As with a lot of people that happen to know me in real life, it will come as no surprise that I do, in fact, have something of a speech problem which causes very few people to understand me. The rest to not get a word I say. Plus, when I happen to speak in front of people, unless those people are like family to me, the words I will say will be stuttered a bit and hard to speak. This is not nor ever caused by choice, but by how I was born and the life I am leading. The same can be said about King George VI in this wonderful film about his struggle to overcome his own speech problems.
Watching this film, it is clear that Tom Hooper wants to stress the themes of courage, self respect, and power to overcome problems to an extreme amount. With this film, each of those themes is somehow present in one way or another. To be honest, it is a little tiresome, but appropriate for this film regardless. The other thing about the direction I liked was how he was able to make the character of King George VI (or Bertie as he is called in the film) more real and less like the idea of a king. When we think of kings, we think of them as powerful, huge, fearsome men that at any moment could have you killed. Here, Hooper as the king be played as a troubled, scared man who is just trying to deal with his life at hand. So, does he do a great job? No. But, for this film and what it needed, he done a rather exceptional job. The only other thing that stood out would have to be the influence of Stanley Kubrick that was used in numerous scenes. If you were to look at Kubrick's film 'Barry Lyndon', then look at this film, then other than the fact that these are both period pieces, the attention to detail in every scene plus camera movements are very reminiscent.
In 2011's Academy Awards, Colin Firth won the award for Best Actor in a Film. Now, I have a love hate relationship with Firth. He has been in some decent films and some horrible pieces of crap that I try to forget. Here, I am shocked at the dedication he puts into his performance. Everything from how he speaks to his reactions are outstanding to behold. But the thing that makes this performance even more memorable is how much of himself he puts into this character. Now, I am on the edge if he should have won his award for this film, but out of respect for him due to his performance, I am just going to say that this was an award well earned. The other actor I need to mention would have to be Helena Bonham Carter as Firth's wife in this film. Think back to every film Carter has been in. If you do, you will notice that she usually portrays dark, villainous, and typically psychotic female antagonists or antiheroes. Here, she plays a character that is almost the complete opposite of that. Here she plays her character to be carrying, sympathetic, and above all else, filled with love. Seeing her in this role shows me more of her talent then any film by Tim Burton or any of the Harry Potter films can show me. She is truly a good actress and worthy of her nomination for Best Actress (lost out to Natalie Portman for Black Swan).
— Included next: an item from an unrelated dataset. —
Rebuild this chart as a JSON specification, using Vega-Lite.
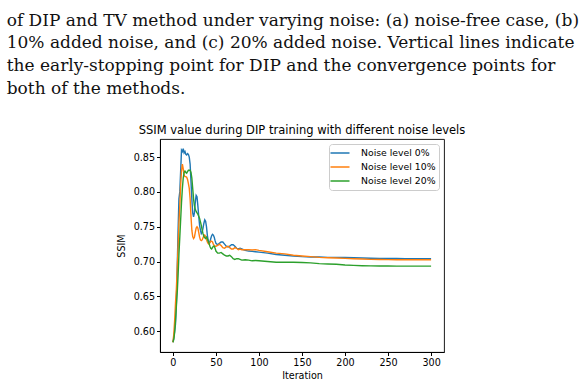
{
  "$schema": "https://vega.github.io/schema/vega-lite/v6.json",
  "padding": {"left": 6, "top": 11, "right": 5, "bottom": 5},
  "title": {
    "text": [
      "of DIP and TV method under varying noise: (a) noise-free case, (b)",
      "10% added noise, and (c) 20% added noise. Vertical lines indicate",
      "the early-stopping point for DIP and the convergence points for",
      "both of the methods."
    ],
    "anchor": "start",
    "frame": "bounds",
    "font": "DejaVu Serif",
    "fontSize": 17,
    "fontWeight": "normal",
    "lineHeight": 22.8,
    "color": "#111111",
    "offset": 26,
    "dx": -109
  },
  "config": {
    "view": {"stroke": "#000000", "strokeWidth": 0.9},
    "axis": {
      "labelFont": "DejaVu Sans",
      "labelFontSize": 9.6,
      "labelColor": "#000000",
      "titleFont": "DejaVu Sans",
      "titleFontSize": 9.6,
      "titleFontWeight": "normal",
      "titleColor": "#000000",
      "tickColor": "#000000",
      "domainColor": "#000000",
      "grid": false,
      "tickSize": 3.5,
      "labelPadding": 2
    },
    "legend": {
      "orient": "top-right",
      "offset": 5,
      "labelFont": "DejaVu Sans",
      "labelFontSize": 9.3,
      "labelColor": "#000000",
      "symbolType": "M-1.9,0H1.9",
      "symbolSize": 100,
      "symbolStrokeWidth": 1.5,
      "symbolOffset": 2,
      "strokeColor": "#cccccc",
      "fillColor": "#ffffff",
      "cornerRadius": 3,
      "padding": 3,
      "rowPadding": 2,
      "labelOffset": 15
    }
  },
  "vconcat": [
    {
      "width": 284,
      "height": 213,
      "title": {
        "text": "SSIM value during DIP training with different noise levels",
        "font": "DejaVu Sans",
        "fontSize": 11.5,
        "fontWeight": "normal",
        "color": "#000000",
        "anchor": "middle",
        "offset": 3
      },
      "data": {
        "values": [
          {"iteration": 0, "n0": 0.584, "n10": 0.584, "n20": 0.584},
          {"iteration": 1, "n0": 0.590, "n10": 0.595, "n20": 0.588},
          {"iteration": 2, "n0": 0.600, "n10": 0.615, "n20": 0.598},
          {"iteration": 3, "n0": 0.610, "n10": 0.640, "n20": 0.615},
          {"iteration": 4, "n0": 0.640, "n10": 0.660, "n20": 0.635},
          {"iteration": 5, "n0": 0.690, "n10": 0.690, "n20": 0.655},
          {"iteration": 6, "n0": 0.745, "n10": 0.720, "n20": 0.680},
          {"iteration": 7, "n0": 0.790, "n10": 0.755, "n20": 0.710},
          {"iteration": 8, "n0": 0.800, "n10": 0.780, "n20": 0.735},
          {"iteration": 9, "n0": 0.830, "n10": 0.810, "n20": 0.760},
          {"iteration": 10, "n0": 0.860, "n10": 0.830, "n20": 0.785},
          {"iteration": 11, "n0": 0.858, "n10": 0.840, "n20": 0.805},
          {"iteration": 12, "n0": 0.862, "n10": 0.833, "n20": 0.820},
          {"iteration": 13, "n0": 0.856, "n10": 0.824, "n20": 0.828},
          {"iteration": 14, "n0": 0.858, "n10": 0.822, "n20": 0.830},
          {"iteration": 15, "n0": 0.854, "n10": 0.822, "n20": 0.828},
          {"iteration": 16, "n0": 0.853, "n10": 0.821, "n20": 0.827},
          {"iteration": 17, "n0": 0.855, "n10": 0.818, "n20": 0.829},
          {"iteration": 18, "n0": 0.854, "n10": 0.812, "n20": 0.831},
          {"iteration": 19, "n0": 0.850, "n10": 0.805, "n20": 0.831},
          {"iteration": 20, "n0": 0.840, "n10": 0.790, "n20": 0.831},
          {"iteration": 21, "n0": 0.815, "n10": 0.765, "n20": 0.828},
          {"iteration": 22, "n0": 0.790, "n10": 0.745, "n20": 0.820},
          {"iteration": 23, "n0": 0.770, "n10": 0.736, "n20": 0.805},
          {"iteration": 24, "n0": 0.764, "n10": 0.733, "n20": 0.790},
          {"iteration": 25, "n0": 0.770, "n10": 0.735, "n20": 0.780},
          {"iteration": 26, "n0": 0.785, "n10": 0.742, "n20": 0.775},
          {"iteration": 27, "n0": 0.795, "n10": 0.748, "n20": 0.772},
          {"iteration": 28, "n0": 0.793, "n10": 0.750, "n20": 0.770},
          {"iteration": 29, "n0": 0.780, "n10": 0.748, "n20": 0.768},
          {"iteration": 30, "n0": 0.765, "n10": 0.742, "n20": 0.765},
          {"iteration": 31, "n0": 0.752, "n10": 0.735, "n20": 0.762},
          {"iteration": 32, "n0": 0.745, "n10": 0.731, "n20": 0.757},
          {"iteration": 33, "n0": 0.740, "n10": 0.730, "n20": 0.752},
          {"iteration": 34, "n0": 0.742, "n10": 0.731, "n20": 0.745},
          {"iteration": 35, "n0": 0.748, "n10": 0.734, "n20": 0.740},
          {"iteration": 36, "n0": 0.755, "n10": 0.737, "n20": 0.736},
          {"iteration": 37, "n0": 0.760, "n10": 0.738, "n20": 0.734},
          {"iteration": 38, "n0": 0.758, "n10": 0.736, "n20": 0.733},
          {"iteration": 39, "n0": 0.750, "n10": 0.732, "n20": 0.735},
          {"iteration": 40, "n0": 0.738, "n10": 0.728, "n20": 0.733},
          {"iteration": 41, "n0": 0.730, "n10": 0.726, "n20": 0.729},
          {"iteration": 42, "n0": 0.727, "n10": 0.725, "n20": 0.726},
          {"iteration": 43, "n0": 0.728, "n10": 0.727, "n20": 0.722},
          {"iteration": 44, "n0": 0.733, "n10": 0.729, "n20": 0.719},
          {"iteration": 45, "n0": 0.737, "n10": 0.729, "n20": 0.718},
          {"iteration": 46, "n0": 0.739, "n10": 0.728, "n20": 0.720},
          {"iteration": 47, "n0": 0.738, "n10": 0.725, "n20": 0.722},
          {"iteration": 48, "n0": 0.735, "n10": 0.723, "n20": 0.722},
          {"iteration": 49, "n0": 0.730, "n10": 0.722, "n20": 0.719},
          {"iteration": 50, "n0": 0.726, "n10": 0.722, "n20": 0.715},
          {"iteration": 52, "n0": 0.724, "n10": 0.723, "n20": 0.712},
          {"iteration": 54, "n0": 0.726, "n10": 0.725, "n20": 0.712},
          {"iteration": 56, "n0": 0.728, "n10": 0.723, "n20": 0.713},
          {"iteration": 58, "n0": 0.728, "n10": 0.720, "n20": 0.711},
          {"iteration": 60, "n0": 0.725, "n10": 0.719, "n20": 0.709},
          {"iteration": 62, "n0": 0.722, "n10": 0.721, "n20": 0.708},
          {"iteration": 64, "n0": 0.721, "n10": 0.722, "n20": 0.708},
          {"iteration": 66, "n0": 0.722, "n10": 0.720, "n20": 0.709},
          {"iteration": 68, "n0": 0.724, "n10": 0.718, "n20": 0.707},
          {"iteration": 70, "n0": 0.724, "n10": 0.718, "n20": 0.704},
          {"iteration": 72, "n0": 0.722, "n10": 0.720, "n20": 0.703},
          {"iteration": 74, "n0": 0.719, "n10": 0.719, "n20": 0.704},
          {"iteration": 76, "n0": 0.718, "n10": 0.717, "n20": 0.704},
          {"iteration": 78, "n0": 0.719, "n10": 0.718, "n20": 0.703},
          {"iteration": 80, "n0": 0.718, "n10": 0.717, "n20": 0.702},
          {"iteration": 84, "n0": 0.716, "n10": 0.717, "n20": 0.7025},
          {"iteration": 88, "n0": 0.715, "n10": 0.717, "n20": 0.702},
          {"iteration": 92, "n0": 0.7145, "n10": 0.7165, "n20": 0.701},
          {"iteration": 96, "n0": 0.714, "n10": 0.717, "n20": 0.7015},
          {"iteration": 100, "n0": 0.7135, "n10": 0.716, "n20": 0.701},
          {"iteration": 110, "n0": 0.712, "n10": 0.714, "n20": 0.700},
          {"iteration": 120, "n0": 0.710, "n10": 0.712, "n20": 0.699},
          {"iteration": 130, "n0": 0.709, "n10": 0.711, "n20": 0.699},
          {"iteration": 140, "n0": 0.708, "n10": 0.709, "n20": 0.699},
          {"iteration": 150, "n0": 0.707, "n10": 0.708, "n20": 0.6985},
          {"iteration": 160, "n0": 0.7065, "n10": 0.707, "n20": 0.698},
          {"iteration": 170, "n0": 0.7065, "n10": 0.706, "n20": 0.697},
          {"iteration": 180, "n0": 0.706, "n10": 0.7055, "n20": 0.6965},
          {"iteration": 190, "n0": 0.706, "n10": 0.705, "n20": 0.696},
          {"iteration": 200, "n0": 0.706, "n10": 0.7045, "n20": 0.695},
          {"iteration": 210, "n0": 0.7055, "n10": 0.704, "n20": 0.6945},
          {"iteration": 220, "n0": 0.705, "n10": 0.7035, "n20": 0.694},
          {"iteration": 230, "n0": 0.7047, "n10": 0.703, "n20": 0.6937},
          {"iteration": 240, "n0": 0.7045, "n10": 0.7028, "n20": 0.6935},
          {"iteration": 250, "n0": 0.7044, "n10": 0.7027, "n20": 0.6935},
          {"iteration": 260, "n0": 0.7043, "n10": 0.7026, "n20": 0.6934},
          {"iteration": 270, "n0": 0.7042, "n10": 0.7026, "n20": 0.6934},
          {"iteration": 280, "n0": 0.7042, "n10": 0.7026, "n20": 0.6934},
          {"iteration": 290, "n0": 0.7042, "n10": 0.7026, "n20": 0.6934},
          {"iteration": 300, "n0": 0.7042, "n10": 0.7026, "n20": 0.6934}
        ]
      },
      "transform": [
        {"fold": ["n0", "n10", "n20"], "as": ["key", "ssim"]},
        {"lookup": "key", "from": {"data": {"values": [
          {"key": "n0", "series": "Noise level 0%"},
          {"key": "n10", "series": "Noise level 10%"},
          {"key": "n20", "series": "Noise level 20%"}
        ]}, "key": "key", "fields": ["series"]}}
      ],
      "mark": {"type": "line", "strokeWidth": 1.4, "clip": true},
      "encoding": {
        "x": {
          "field": "iteration",
          "type": "quantitative",
          "scale": {"domain": [-15, 315], "nice": false, "zero": false},
          "axis": {"values": [0, 50, 100, 150, 200, 250, 300], "title": "Iteration", "titlePadding": 3}
        },
        "y": {
          "field": "ssim",
          "type": "quantitative",
          "scale": {"domain": [0.570, 0.876], "nice": false, "zero": false},
          "axis": {"values": [0.60, 0.65, 0.70, 0.75, 0.80, 0.85], "format": ".2f", "title": "SSIM", "titlePadding": 7}
        },
        "color": {
          "field": "series",
          "type": "nominal",
          "scale": {
            "domain": ["Noise level 0%", "Noise level 10%", "Noise level 20%"],
            "range": ["#1f77b4", "#ff7f0e", "#2ca02c"]
          },
          "legend": {"title": null}
        }
      }
    }
  ]
}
The rest of this cast is wonderful. Geoffrey Rush, Guy Pearce, Timothy Spall, they all do their roles with justice and power. Plus, how they delivered the dialogue for this film is a step up from your more recent period drama. Looking back on these costume dramas, the actors usually put on a fake accent, suck in a bunch of air, and then talk without knowing the full extent of what they are saying. Here, I love the acting because they show that they have an understanding of what is going on, the level of severity of the circumstances,
For the rest of this film, I will say that from the soundtrack to the script, this is a film that knew it had an important message to tell and that the royal family would not be pleased if a mockery was to have been made on this piece of cinema. What is the message of this film? Believe in yourself and you will overcome any and all problems you have. They may not be gone, but they can be overpowered to an extent. This is a wonderful film and one that should be required viewing in speech classes due to what is shown in this film. So, closing this review, in the words of the DVD/ Blu-Ray trailer: All Hail The King!